O STF (Supremo Tribunal Federal) marcou para quarta (21) o julgamento de uma ação que, em última instância, decidirá se os cigarros com sabor devem ser banidos, como decidiu a Anvisa (Agência Nacional de Vigilância Sanitária) em 2012, ou liberados, como quer a indústria do tabaco.
Para quem não está familiarizado com o assunto, uma síntese. Em 2013, começaria a valer uma resolução da Anvisa que proibiu o uso dos aditivos nos cigarros. São produtos acrescentados ao fumo que dão sabor e aroma ao cigarro e que servem para mascarar o gosto do fumo ou dar uma “anestesiada” na garganta (como o mentol).
Ocorre que, antes mesmo de a resolução entrar em vigor, a CNI (Confederação Nacional da Indústria) obteve liminar suspendendo a medida sob alegação de que a Anvisa “extrapolou suas competências, usurpando-as do Congresso Nacional, ao banir os aditivos sem a demonstração de risco imediato e urgente”.
Ano passado, a Abifumo (que representa a indústria do tabaco) também argumentou que a resolução poderia inviabilizar a venda de qualquer tipo de cigarro e que poderia estimular o mercado ilegal.
O fato é que, enquanto o país espera uma definição da Corte, o número de marcas de cigarros com sabor no país cresceu 1.900% entre 2012 e 2016.
Em 2012 e 2013, anos em que a Anvisa abriu consulta pública e que passaria a valer a proibição do uso de aditivos nos cigarros, os registros desses produtos despencaram para quatro e cinco respectivamente –ante uma média anual anterior de 50. Com a liminar em favor da indústria, houve mais 234 registros entre 2014 e 2016.
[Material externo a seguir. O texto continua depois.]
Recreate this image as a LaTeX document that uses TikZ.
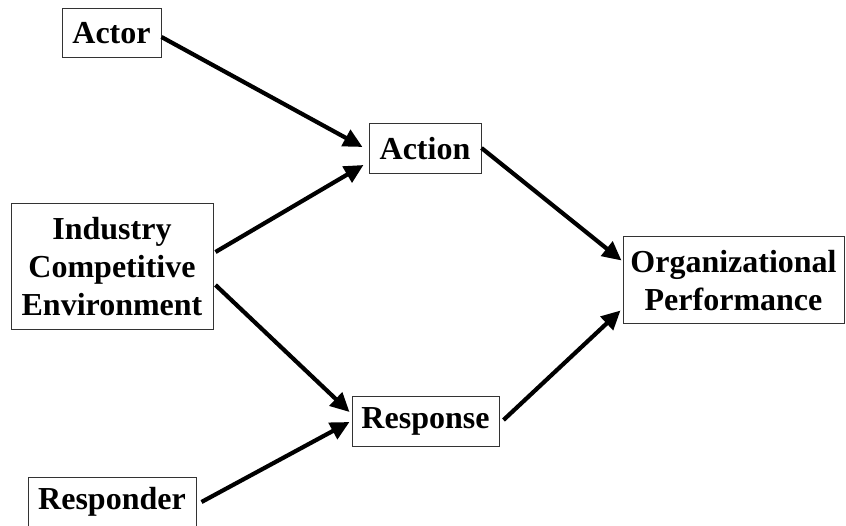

Para a Anvisa e a vasta maioria dos especialistas que pesquisam sobre os males do tabaco, os cigarros aditivados ajudam a atrair os adolescentes para o tabagismo. A OMS (Organização Mundial da Saúde) também já alertou sobre os perigos dos aditivos e recomendou sua proibição definitiva.
Estudo divulgado ano passado mostra que quase um quinto (18,5%) dos estudantes brasileiros de 12 a 17 anos já experimentou cigarro.
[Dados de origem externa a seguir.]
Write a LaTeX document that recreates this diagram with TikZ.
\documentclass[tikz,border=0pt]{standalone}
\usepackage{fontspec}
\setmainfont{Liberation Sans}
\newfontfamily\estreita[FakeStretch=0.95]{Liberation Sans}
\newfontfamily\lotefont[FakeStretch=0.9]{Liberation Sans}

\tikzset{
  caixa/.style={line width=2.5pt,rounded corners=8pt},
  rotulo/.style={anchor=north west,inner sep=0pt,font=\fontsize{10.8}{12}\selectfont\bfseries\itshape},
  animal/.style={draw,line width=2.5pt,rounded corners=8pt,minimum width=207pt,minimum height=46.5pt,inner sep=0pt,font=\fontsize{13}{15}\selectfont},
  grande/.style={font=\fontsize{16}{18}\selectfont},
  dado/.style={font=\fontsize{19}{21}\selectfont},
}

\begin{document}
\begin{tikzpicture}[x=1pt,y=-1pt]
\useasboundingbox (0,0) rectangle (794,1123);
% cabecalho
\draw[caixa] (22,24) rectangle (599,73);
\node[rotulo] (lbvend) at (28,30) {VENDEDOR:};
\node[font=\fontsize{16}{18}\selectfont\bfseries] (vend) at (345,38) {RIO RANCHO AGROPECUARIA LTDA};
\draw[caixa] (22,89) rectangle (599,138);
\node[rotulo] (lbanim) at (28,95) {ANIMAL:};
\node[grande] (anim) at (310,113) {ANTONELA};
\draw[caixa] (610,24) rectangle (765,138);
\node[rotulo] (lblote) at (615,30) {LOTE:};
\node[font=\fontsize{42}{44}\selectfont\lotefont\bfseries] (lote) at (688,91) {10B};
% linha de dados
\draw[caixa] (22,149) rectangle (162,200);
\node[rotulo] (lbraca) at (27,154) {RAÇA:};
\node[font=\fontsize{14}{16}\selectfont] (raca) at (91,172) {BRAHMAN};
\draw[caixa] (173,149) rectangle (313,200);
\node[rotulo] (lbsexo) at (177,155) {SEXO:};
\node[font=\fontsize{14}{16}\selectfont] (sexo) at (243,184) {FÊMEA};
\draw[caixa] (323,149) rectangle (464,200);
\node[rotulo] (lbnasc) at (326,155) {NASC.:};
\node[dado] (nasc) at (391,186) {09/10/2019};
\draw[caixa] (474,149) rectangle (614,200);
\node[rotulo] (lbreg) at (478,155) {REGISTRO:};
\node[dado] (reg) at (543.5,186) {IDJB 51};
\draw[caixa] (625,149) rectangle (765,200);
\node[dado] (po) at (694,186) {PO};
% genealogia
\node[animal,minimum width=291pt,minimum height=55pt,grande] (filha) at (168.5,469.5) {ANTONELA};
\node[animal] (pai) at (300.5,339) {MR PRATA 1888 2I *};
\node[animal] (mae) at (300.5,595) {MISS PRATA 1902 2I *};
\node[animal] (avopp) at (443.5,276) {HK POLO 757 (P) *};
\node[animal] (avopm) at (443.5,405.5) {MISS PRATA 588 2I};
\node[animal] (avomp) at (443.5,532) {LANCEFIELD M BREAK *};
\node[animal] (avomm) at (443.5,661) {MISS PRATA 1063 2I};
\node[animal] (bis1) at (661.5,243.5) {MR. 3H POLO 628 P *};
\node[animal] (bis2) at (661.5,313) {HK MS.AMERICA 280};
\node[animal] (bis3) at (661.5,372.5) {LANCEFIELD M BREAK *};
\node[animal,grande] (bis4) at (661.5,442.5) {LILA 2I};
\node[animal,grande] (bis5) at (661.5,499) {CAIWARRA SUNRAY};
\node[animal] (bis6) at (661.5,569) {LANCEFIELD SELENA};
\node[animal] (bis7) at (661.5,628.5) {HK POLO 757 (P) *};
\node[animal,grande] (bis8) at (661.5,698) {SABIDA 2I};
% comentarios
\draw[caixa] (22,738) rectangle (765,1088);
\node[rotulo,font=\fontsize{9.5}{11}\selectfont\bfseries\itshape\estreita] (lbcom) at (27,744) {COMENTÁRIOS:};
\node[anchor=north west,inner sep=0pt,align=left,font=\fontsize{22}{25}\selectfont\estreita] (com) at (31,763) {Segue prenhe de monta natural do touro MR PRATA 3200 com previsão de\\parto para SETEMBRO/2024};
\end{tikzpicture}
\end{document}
Um novo relatório da Johns Hopkins Bloomberg School of Public Health (JHSPH) revelou que os cigarros com sabor estão sendo vendidos a menos de 250 metros de escolas de cinco países na América Latina. Mais de 74% dos cigarros com sabor observados na pesquisa tinham sabor de menta e mentol. Outros sabores incluíram cereja, daiquiri, mojito, frutas, álcool e especiarias.
No Rio de Janeiro, por exemplo, foram observadas 86 áreas escolares e identificados 205 pontos de venda de cigarros dentro de um raio de 175 metros das escolas. Cigarros mentolados e de outros sabores foram identificados em 80% dos locais pesquisados.
Nesses locais, os produtos estavam exibidos 99,4% das vezes e em 52,4% delas foi observado também publicidade de cigarros mentolados e outros sabores. Em 45,7% dos locais a propaganda e o produto exibido podiam ser vistos de fora do estabelecimento.
“Esta questão dos aditivos é ainda mais crítica quando se sabe que 90% dos fumantes começam a fumar até os 19 anos, e 55% dos jovens preferem cigarros saborizados, afirma Mônica Andreis, vice-diretora da ACT Promoção da Saúde.
A organização lançou a campanha online #SaborQueMata, que apresenta um hotsite e uma petição online, para que os ministros do STF julguem e proíbam os aditivos.
Sobre a polêmica envolvendo os cigarros com sabor, o médico Drauzio Varella escreveu: “O objetivo claro da indústria é tornar o cigarro mais viciante e palatável ao público infantil. Essa trama perversa ajuda a explicar por que tantas meninas e meninos se tornam dependentes de nicotina, algumas vezes aos 10 ou 11 anos. Não é à toa que a Organização Mundial da Saúde (OMS) classifica o tabagismo como doença pediátrica. […] Que motivos nos levam a permitir a perpetuação dessa estratégia criminosa?
Aproveito a deixa para mais uma provocação: quantas crianças a mais se tornarão dependentes da nicotina enquanto segue liberada a venda dos cigarros com sabor?